Diamond had another, more publicized opportunity to play a character, and write for one, in director Richard Fleischer’s 1980 film The Jazz Singer. No less a songwriting eminence than Irving Berlin once reportedly said, “There’s an element of truth in any idea that lasts long enough to be called corny.” That axiom comes to mind listening to “America,” one of Diamond’s songs written for The Jazz Singer, and the kind of heart-on-its-sleeve song that is all too easy for the rock cognoscenti to slam in the same way the film critics did Diamond’s performance. Still, the songwriter found plenty of truth in his story of this country’s promise to his own family, and it struck a chord with so many others, too. Diamond sang “America” at this year’s Macy’s Thanksgiving Day Parade, and it occupies the second-to-last place on this compilation, followed only by another of the singer’s most personal, triumphant statements, 2005’s career-summing “Hell Yeah,” as produced by Rick Rubin.
Rubin is just one of the talented collaborators who has teamed with Diamond over the years; Bob Gaudio, Robbie Robertson, Tom Catalano, Ellie Greenwich and Jeff Barry are all well-represented.
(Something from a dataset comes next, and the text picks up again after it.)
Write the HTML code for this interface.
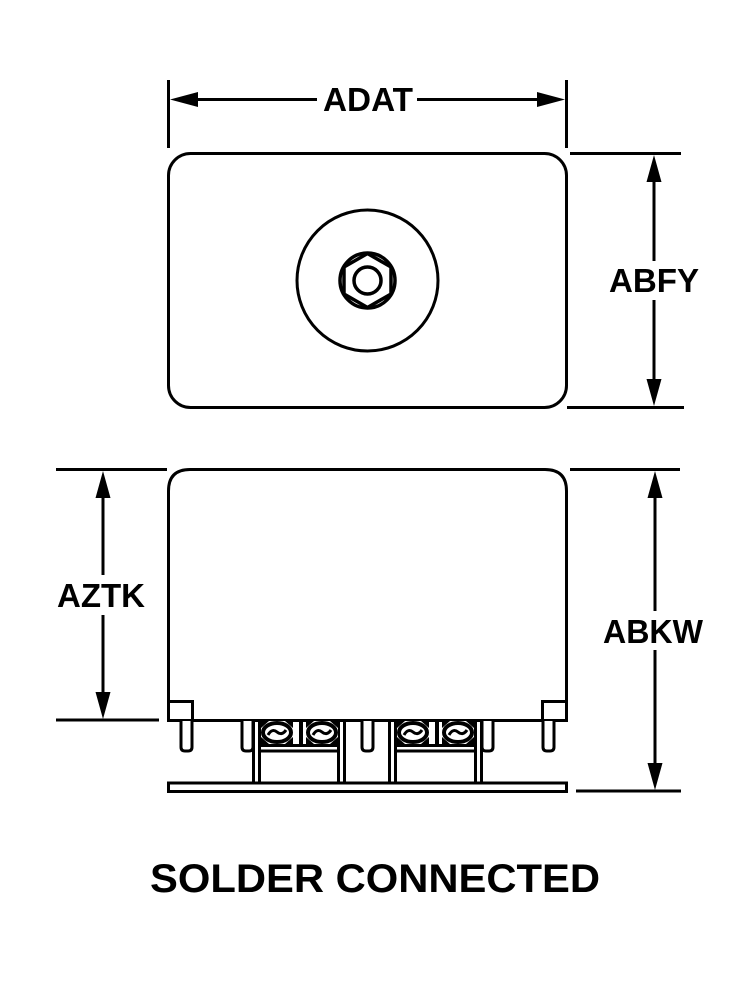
<!DOCTYPE html>
<html><head><meta charset="utf-8"><style>html,body{margin:0;padding:0;background:#fff}svg{display:block}text{font-family:"Liberation Sans",sans-serif;font-weight:bold;fill:#000}</style></head>
<body>
<svg width="750" height="982" viewBox="0 0 750 982" xmlns="http://www.w3.org/2000/svg">
<defs>
<g id="screw">
<rect x="-15" y="-11" width="31" height="23" fill="#fff"/>
<path d="M-16-11h8l-8 7zM16-11h-8l8 7zM-16 12h8l-8-7zM16 12h-8l8-7z" fill="#000"/>
<ellipse cx="0" cy="0.5" rx="14" ry="9.500" fill="#fff" stroke="#000" stroke-width="4"/>
<path d="M-9 3Q-5-4 0 0T9-2" fill="none" stroke="#000" stroke-width="3"/>
</g>
<g id="pin"><path d="M0 721V747Q0 751 4 751H7Q11 751 11 747V721" fill="#fff" stroke="#000" stroke-width="3"/></g>
</defs>
<g fill="none" stroke="#000" stroke-width="3">
<!-- top view -->
<rect x="168.500" y="153.500" width="398" height="254" rx="22" ry="22"/>
<circle cx="367.500" cy="280.500" r="70.500"/>
<circle cx="367.500" cy="280.500" r="27.500" stroke-width="3.500"/>
<path d="M367.500 253.500L391 267V294L367.500 307.500L344 294V267Z" stroke-width="3.500"/>
<circle cx="367.500" cy="280.500" r="13.500" stroke-width="3.500"/>
<!-- side view -->
<path d="M168.500 720V491Q168.500 469.500 190 469.500H545Q566.500 469.500 566.500 491V720"/>
<path d="M167 720.500H568"/>
<path d="M168 701.500H192.500V720M566 701.500H542.500V720"/>
<rect x="168.500" y="783" width="398" height="8.500"/>
<!-- dimension lines -->
<path d="M168.500 80V148M566.500 80V148M196 99.500H317M417 99.500H539"/>
<path d="M570 153.500H681M567 407.500H684M654 180V261M654 300V380"/>
<path d="M56 469.500H167M56 720H159M103 496V575M103 615V693"/>
<path d="M570 469.500H680M576 791H681M655 496V611M655 650V765"/>
</g>
<use href="#pin" x="181" y="0"/><use href="#pin" x="242" y="0"/><use href="#pin" x="362" y="0"/><use href="#pin" x="482" y="0"/><use href="#pin" x="543" y="0"/>
<g fill="none" stroke="#000" stroke-width="3">
<path d="M253.500 721V782M259.500 721V782M338.500 721V782M344.500 721V782"/>
<path d="M389.500 721V782M395.500 721V782M475.500 721V782M481.500 721V782"/>
<path d="M259 745.500H339M259 751H339M395 745.500H476M395 751H476"/>
</g>
<use href="#screw" x="277" y="732"/><use href="#screw" x="322" y="732"/><use href="#screw" x="413" y="732"/><use href="#screw" x="458" y="732"/>
<path d="M301 722v22M437 722v22" stroke="#000" stroke-width="4"/>
<g fill="#000">
<path d="M170 99.500L198 92V107ZM565 99.500L537 92V107Z"/>
<path d="M654 155L646.500 182H661.500ZM654 406L646.500 379H661.500Z"/>
<path d="M103 471L95.500 498H110.500ZM103 719L95.500 692H110.500Z"/>
<path d="M655 471L647.500 498H662.500ZM655 790L647.500 763H662.500Z"/>
</g>
<text x="323" y="111" font-size="33" textLength="90" lengthAdjust="spacingAndGlyphs">ADAT</text>
<text x="609" y="292" font-size="33" textLength="90" lengthAdjust="spacingAndGlyphs">ABFY</text>
<text x="57" y="607" font-size="33" textLength="88" lengthAdjust="spacingAndGlyphs">AZTK</text>
<text x="603" y="643" font-size="33" textLength="100" lengthAdjust="spacingAndGlyphs">ABKW</text>
<text x="150" y="892" font-size="40" textLength="450" lengthAdjust="spacingAndGlyphs">SOLDER CONNECTED</text>
</svg>
</body></html>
The Very Best has been remastered by Bernie Becker, who performed the same task for The Bang Years. As with that release, Becker has mastered the compilation quite loudly, perhaps in deference to the iPod generation. Though the six-page booklet is brief, Diamond’s liner notes are excellent and (unlike on The Bang Years) full discographical information with chart positions is included. The design is simple, with a gold retro-style Columbia label on the disc for good measure.
The Very Best of Neil Diamond covers well-explored ground, for sure. Yet by bringing together the artist’s recordings over four label affiliations on one compact disc, it’s simple, direct and disarming. Pack up the babies, grab the old ladies, everyone should go, everyone should know: it’s Brother Neil’s show!